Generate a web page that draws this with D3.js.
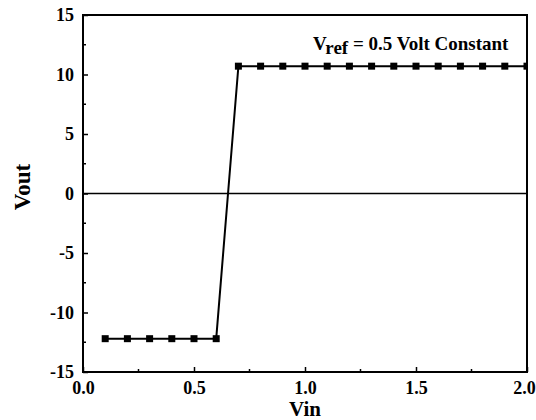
<!DOCTYPE html>
<html><head><meta charset="utf-8">
<script src="https://cdn.jsdelivr.net/npm/d3@7"></script>
<style>body{margin:0;background:#fff}svg{display:block}text{font-family:"Liberation Serif","Times New Roman",serif;font-weight:bold;fill:#000}</style>
</head><body>
<svg id="c" width="536" height="420"></svg>
<script>
const vinLow = [0.1,0.2,0.3,0.4,0.5,0.6];
const voutLow = [-12.2,-12.2,-12.2,-12.2,-12.2,-12.2];
const vinHigh = [0.7,0.8,0.9,1.0,1.1,1.2,1.3,1.4,1.5,1.6,1.7,1.8,1.9,2.0];
const voutHigh = [10.7,10.7,10.7,10.7,10.7,10.7,10.7,10.7,10.7,10.7,10.7,10.7,10.7,10.7];
const xTicks = [0.0,0.5,1.0,1.5,2.0];
const xTickLabels = ["0.0","0.5","1.0","1.5","2.0"];
const yTicks = [-15,-10,-5,0,5,10,15];
const yTickLabels = ["-15","-10","-5","0","5","10","15"];
const xMinor = [0.25,0.75,1.25,1.75];
const yMinor = [-12.5,-7.5,-2.5,2.5,7.5,12.5];

const svg = d3.select("#c");
const L=83,R=527,T=15,B=372;
const x = d3.scaleLinear().domain([0,2]).range([L,R]);
const y = d3.scaleLinear().domain([-15,15]).range([B,T]);

const pts = vinLow.map((v,i)=>[v,voutLow[i]]).concat(vinHigh.map((v,i)=>[v,voutHigh[i]]));

// zero line
svg.append("line").attr("x1",L).attr("x2",R).attr("y1",y(0)).attr("y2",y(0)).attr("stroke","#000").attr("stroke-width",1.5);

// data line
svg.append("clipPath").attr("id","cp").append("rect").attr("x",L).attr("y",T).attr("width",R-L).attr("height",B-T);
const g = svg.append("g").attr("clip-path","url(#cp)");
g.append("path").datum(pts).attr("d",d3.line().x(d=>x(d[0])).y(d=>y(d[1]))).attr("fill","none").attr("stroke","#000").attr("stroke-width",2);
g.selectAll("rect.m").data(pts).join("rect").attr("class","m")
  .attr("x",d=>x(d[0])-3.5).attr("y",d=>y(d[1])-3.5).attr("width",7).attr("height",7).attr("fill","#000");

// axes
const xAxis = d3.axisBottom(x).tickValues(xTicks).tickFormat((d,i)=>xTickLabels[i]).tickSize(-5).tickPadding(8);
const gx = svg.append("g").attr("transform",`translate(0,${B})`).call(xAxis);
const yAxis = d3.axisLeft(y).tickValues(yTicks).tickFormat((d,i)=>yTickLabels[i]).tickSize(-5).tickPadding(9);
const gy = svg.append("g").attr("transform",`translate(${L},0)`).call(yAxis);
[gx,gy].forEach(g=>{
  g.select(".domain").remove();
  g.selectAll("line").attr("stroke","#000").attr("stroke-width",1.5);
  g.selectAll("text").style("font-size","18px").style("font-family","'Liberation Serif', serif").style("font-weight","bold").attr("fill","#000");
});
gx.selectAll(".tick text").attr("y",22).attr("dy","0");
gx.selectAll(".tick").filter(d=>d===2).select("text").attr("dx",-3);
svg.append("g").selectAll("line").data(xMinor).join("line")
  .attr("x1",d=>x(d)).attr("x2",d=>x(d)).attr("y1",B).attr("y2",B-3).attr("stroke","#000").attr("stroke-width",1.5);
svg.append("g").selectAll("line").data(yMinor).join("line")
  .attr("x1",L).attr("x2",L+3).attr("y1",d=>y(d)).attr("y2",d=>y(d)).attr("stroke","#000").attr("stroke-width",1.5);

// frame
svg.append("rect").attr("x",L).attr("y",T).attr("width",R-L).attr("height",B-T).attr("fill","none").attr("stroke","#000").attr("stroke-width",2);

// titles
svg.append("text").attr("x",(L+R)/2).attr("y",416).attr("text-anchor","middle").style("font-size","21px").text("Vin");
svg.append("text").attr("transform",`translate(30,187) rotate(-90)`).attr("text-anchor","middle").style("font-size","23px").text("Vout");

// annotation
const ann = svg.append("text").attr("x",313).attr("y",50).style("font-size","19px");
ann.append("tspan").text("V");
ann.append("tspan").attr("dy",4).text("ref");
ann.append("tspan").attr("dy",-4).text(" = 0.5 Volt Constant");
</script>
</body></html>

**Exercise directions**
Transcribe the listing above verbatim. Omit the pictures.

**Complete response**
Generate a web page that draws this with D3.js.
<!DOCTYPE html>
<html><head><meta charset="utf-8">
<script src="https://cdn.jsdelivr.net/npm/d3@7"></script>
<style>body{margin:0;background:#fff}svg{display:block}text{font-family:"Liberation Serif","Times New Roman",serif;font-weight:bold;fill:#000}</style>
</head><body>
<svg id="c" width="536" height="420"></svg>
<script>
const vinLow = [0.1,0.2,0.3,0.4,0.5,0.6];
const voutLow = [-12.2,-12.2,-12.2,-12.2,-12.2,-12.2];
const vinHigh = [0.7,0.8,0.9,1.0,1.1,1.2,1.3,1.4,1.5,1.6,1.7,1.8,1.9,2.0];
const voutHigh = [10.7,10.7,10.7,10.7,10.7,10.7,10.7,10.7,10.7,10.7,10.7,10.7,10.7,10.7];
const xTicks = [0.0,0.5,1.0,1.5,2.0];
const xTickLabels = ["0.0","0.5","1.0","1.5","2.0"];
const yTicks = [-15,-10,-5,0,5,10,15];
const yTickLabels = ["-15","-10","-5","0","5","10","15"];
const xMinor = [0.25,0.75,1.25,1.75];
const yMinor = [-12.5,-7.5,-2.5,2.5,7.5,12.5];

const svg = d3.select("#c");
const L=83,R=527,T=15,B=372;
const x = d3.scaleLinear().domain([0,2]).range([L,R]);
const y = d3.scaleLinear().domain([-15,15]).range([B,T]);

const pts = vinLow.map((v,i)=>[v,voutLow[i]]).concat(vinHigh.map((v,i)=>[v,voutHigh[i]]));

// zero line
svg.append("line").attr("x1",L).attr("x2",R).attr("y1",y(0)).attr("y2",y(0)).attr("stroke","#000").attr("stroke-width",1.5);

// data line
svg.append("clipPath").attr("id","cp").append("rect").attr("x",L).attr("y",T).attr("width",R-L).attr("height",B-T);
const g = svg.append("g").attr("clip-path","url(#cp)");
g.append("path").datum(pts).attr("d",d3.line().x(d=>x(d[0])).y(d=>y(d[1]))).attr("fill","none").attr("stroke","#000").attr("stroke-width",2);
g.selectAll("rect.m").data(pts).join("rect").attr("class","m")
  .attr("x",d=>x(d[0])-3.5).attr("y",d=>y(d[1])-3.5).attr("width",7).attr("height",7).attr("fill","#000");

// axes
const xAxis = d3.axisBottom(x).tickValues(xTicks).tickFormat((d,i)=>xTickLabels[i]).tickSize(-5).tickPadding(8);
const gx = svg.append("g").attr("transform",`translate(0,${B})`).call(xAxis);
const yAxis = d3.axisLeft(y).tickValues(yTicks).tickFormat((d,i)=>yTickLabels[i]).tickSize(-5).tickPadding(9);
const gy = svg.append("g").attr("transform",`translate(${L},0)`).call(yAxis);
[gx,gy].forEach(g=>{
  g.select(".domain").remove();
  g.selectAll("line").attr("stroke","#000").attr("stroke-width",1.5);
  g.selectAll("text").style("font-size","18px").style("font-family","'Liberation Serif', serif").style("font-weight","bold").attr("fill","#000");
});
gx.selectAll(".tick text").attr("y",22).attr("dy","0");
gx.selectAll(".tick").filter(d=>d===2).select("text").attr("dx",-3);
svg.append("g").selectAll("line").data(xMinor).join("line")
  .attr("x1",d=>x(d)).attr("x2",d=>x(d)).attr("y1",B).attr("y2",B-3).attr("stroke","#000").attr("stroke-width",1.5);
svg.append("g").selectAll("line").data(yMinor).join("line")
  .attr("x1",L).attr("x2",L+3).attr("y1",d=>y(d)).attr("y2",d=>y(d)).attr("stroke","#000").attr("stroke-width",1.5);

// frame
svg.append("rect").attr("x",L).attr("y",T).attr("width",R-L).attr("height",B-T).attr("fill","none").attr("stroke","#000").attr("stroke-width",2);

// titles
svg.append("text").attr("x",(L+R)/2).attr("y",416).attr("text-anchor","middle").style("font-size","21px").text("Vin");
svg.append("text").attr("transform",`translate(30,187) rotate(-90)`).attr("text-anchor","middle").style("font-size","23px").text("Vout");

// annotation
const ann = svg.append("text").attr("x",313).attr("y",50).style("font-size","19px");
ann.append("tspan").text("V");
ann.append("tspan").attr("dy",4).text("ref");
ann.append("tspan").attr("dy",-4).text(" = 0.5 Volt Constant");
</script>
</body></html>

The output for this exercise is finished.